The Florida-based Harris Corp. will upgrade and operate Saddam Hussein’s old radio and TV networks, now called al-Iraqiya, and the national newspaper, previously headed by Saddam Hussein’s son, Uday, the firm announced Friday.
The contract includes the provision of equipment, operation, training and content for two radio channels, two TV channels and the national newspaper, collectively called the Iraqi Media Network.
“We are extremely pleased to be selected to play this role in the rebuilding of Iraq’s critical broadcast and media infrastructure,” Harris Corp. Chairman Howard Lance said in a statement posted on the company’s Web site.
“The free flow of information is crucial to any modern society, and we are committed to making this ambitious goal a reality,” Lance said.
To assist with the project, Harris Corp. will partner with the Lebanese Broadcasting Corp. International (LBC), a Middle Eastern media network, and Al Fawares, a Kuwaiti company with Iraqi ownership which publishes a newspaper in Kuwait and Newsweek in Arabic.
LBC is responsible for training and content programming for the two radio and two television channels (one of news and one for entertainment). Al Fawares will manage the newspaper and train its journalists, and will help expand the newspaper’s reach.

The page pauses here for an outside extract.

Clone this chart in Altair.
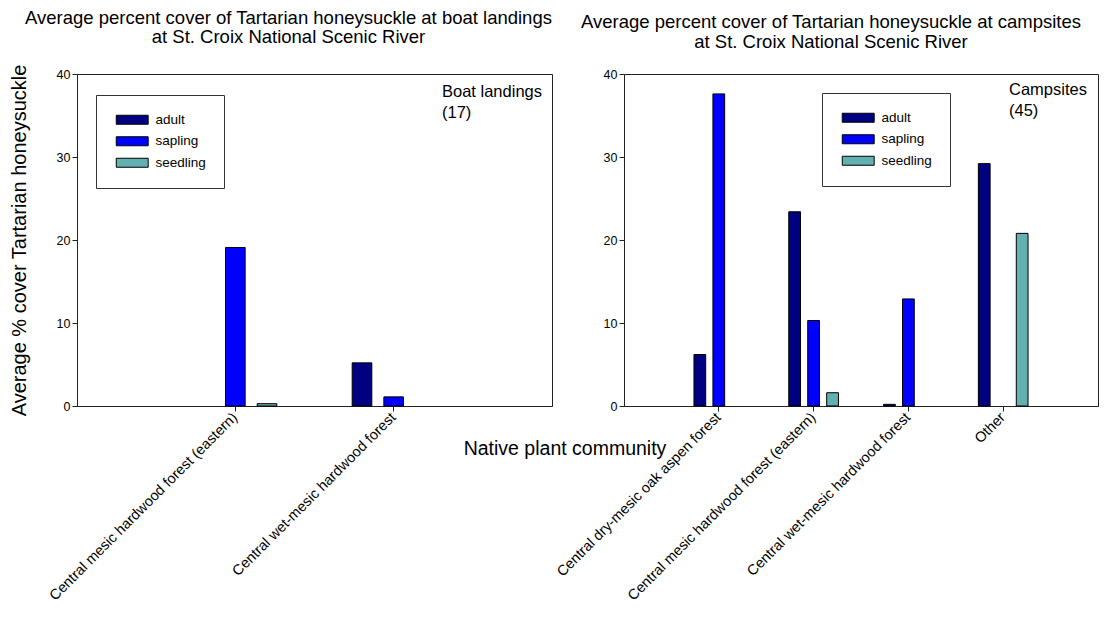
import altair as alt
import pandas as pd

FONT = "Liberation Sans, Arial, sans-serif"

stages = ["adult", "sapling", "seedling"]
stage_colors = ["#000080", "#0000FF", "#62B0B0"]

boat_communities = ["Central mesic hardwood forest (eastern)",
                    "Central wet-mesic hardwood forest"]
boat_adult = [0.0, 5.2]
boat_sapling = [19.1, 1.1]
boat_seedling = [0.28, 0.0]

camp_communities = ["Central dry-mesic oak aspen forest",
                    "Central mesic hardwood forest (eastern)",
                    "Central wet-mesic hardwood forest",
                    "Other"]
camp_adult = [6.2, 23.4, 0.2, 29.2]
camp_sapling = [37.6, 10.3, 12.9, 0.0]
camp_seedling = [0.0, 1.6, 0.0, 20.8]

y_ticks = [0, 10, 20, 30, 40]

boat_title = ["Average percent cover of Tartarian honeysuckle at boat landings",
              "at St. Croix National Scenic River"]
camp_title = ["Average percent cover of Tartarian honeysuckle at campsites",
              "at St. Croix National Scenic River"]
boat_note = "Boat landings\n(17)"
camp_note = "Campsites\n(45)"
y_title = "Average % cover Tartarian honeysuckle"
x_title = "Native plant community"


def frame(communities, series):
    rows = []
    for stage, vals in zip(stages, series):
        for c, v in zip(communities, vals):
            if v > 0:
                rows.append({"community": c, "stage": stage, "cover": v})
    return pd.DataFrame(rows)


def panel(df, communities, title, title_dx, note, note_x, note_y, leg_x, leg_y,
          width, show_ytitle, extra_text=None):
    yaxis_kw = dict(values=y_ticks, grid=False, labelFontSize=12.5,
                    labelPadding=2, tickSize=5)
    if show_ytitle:
        yaxis_kw.update(title=y_title, titleFontSize=20, titlePadding=27)
    else:
        yaxis_kw.update(title="")
    bars = alt.Chart(df).mark_bar(stroke="black", strokeWidth=1).encode(
        x=alt.X("community:N", sort=communities,
                scale=alt.Scale(domain=communities, paddingInner=0.4, paddingOuter=0.7),
                axis=alt.Axis(title="", labelAngle=-45, labelAlign="right",
                              labelBaseline="middle", labelFontSize=14.5,
                              labelLimit=500, labelPadding=4, tickSize=5)),
        xOffset=alt.XOffset("stage:N",
                            scale=alt.Scale(domain=stages, paddingInner=0.38, paddingOuter=0.19)),
        y=alt.Y("cover:Q", scale=alt.Scale(domain=[0, 40]), axis=alt.Axis(**yaxis_kw)),
        color=alt.Color("stage:N",
                        scale=alt.Scale(domain=stages, range=stage_colors),
                        legend=alt.Legend(title=None, orient="none", legendX=leg_x, legendY=leg_y,
                                          strokeColor="#333", fillColor="white", padding=18,
                                          symbolType="M-1,-1H6.1V1H-1Z", symbolSize=81,
                                          symbolStrokeColor="black", symbolStrokeWidth=1,
                                          symbolOpacity=1, labelFontSize=13.5, labelFont=FONT,
                                          labelOffset=28, rowPadding=6.5)),
    )
    note_layer = alt.Chart(pd.DataFrame({"t": [note]})).mark_text(
        align="left", baseline="top", fontSize=16.5, font=FONT, lineBreak="\n",
        lineHeight=21, color="black"
    ).encode(text="t:N", x=alt.value(note_x), y=alt.value(note_y))
    layers = [bars, note_layer]
    if extra_text is not None:
        layers.append(extra_text)
    return alt.layer(*layers).properties(
        width=width, height=332,
        title=alt.TitleParams(text=title, fontSize=18.5, font=FONT, fontWeight="normal",
                              anchor="middle", offset=17, lineHeight=19.5, color="black",
                              dx=title_dx),
    )


x_title_layer = alt.Chart(pd.DataFrame({"t": [x_title]})).mark_text(
    align="center", baseline="middle", fontSize=19.5, font=FONT, color="black"
).encode(text="t:N", x=alt.value(-59), y=alt.value(375))

left = panel(frame(boat_communities, [boat_adult, boat_sapling, boat_seedling]),
             boat_communities, boat_title, -26, boat_note, 365, 10, 19, 21, 475, True)
right = panel(frame(camp_communities, [camp_adult, camp_sapling, camp_seedling]),
              camp_communities, camp_title, -30, camp_note, 385, 8, 198, 19, 474, False,
              extra_text=x_title_layer)

chart = alt.hconcat(left, right, spacing=72, bounds="flush").resolve_scale(
    color="independent", x="independent", y="independent", xOffset="independent"
).resolve_legend(color="independent").properties(
    padding={"left": 0, "top": 0, "right": 0, "bottom": 0}
).configure_axis(
    labelFont=FONT, titleFont=FONT, domainColor="#222", tickColor="#222",
    labelColor="black", titleColor="black", titleFontWeight="normal"
).configure_view(stroke="#222", strokeWidth=1)

chart.save("out.html", embed_options={"renderer": "svg", "actions": False})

Harris will lead the project and provide all the necessary transmitters, integration and automation broadcast equipment.
Lance said he and the two partners hope “soon to have up and running a high-quality news and entertainment network.”
After the collapse of Hussein’s government, coalition forces seized control of Iraq’s state-run media network. Since then, Iraq’s broadcast stations and newspaper have been run by a U.S. defense contractor, Science Applications International Corp. However, under SAIC’s direction, the network failed to attract viewers and listeners because the content was considered too pro-American and the coverage of breaking news was criticized as too slow, The Washington Post reported Monday.
This is the second contract Harris has won in Iraq; the first was awarded in September to start an Iraqi radio station. Harris in July 2003 created an Iraq Initiatives Office to pursue possible business opportunities in the rebuilding of Iraq.
The IMN contract can be extended for two additional six-month periods for a total potential value of $165 million, the company press release stated.
But, Haider Abadi, the Iraqi communications minister, said he was not consulted about the contract and threatened to overturn it when the U.S.-led Coalition Provisional Authority turns over power to a sovereign Iraqi government in July.
“We very much welcome the help of others to reshape our media, but to relinquish our responsibilities and to give control to foreign media is politically and socially wrong,” Abadi said, as quoted by the Financial Times. Abadi said the contract was only “temporary.”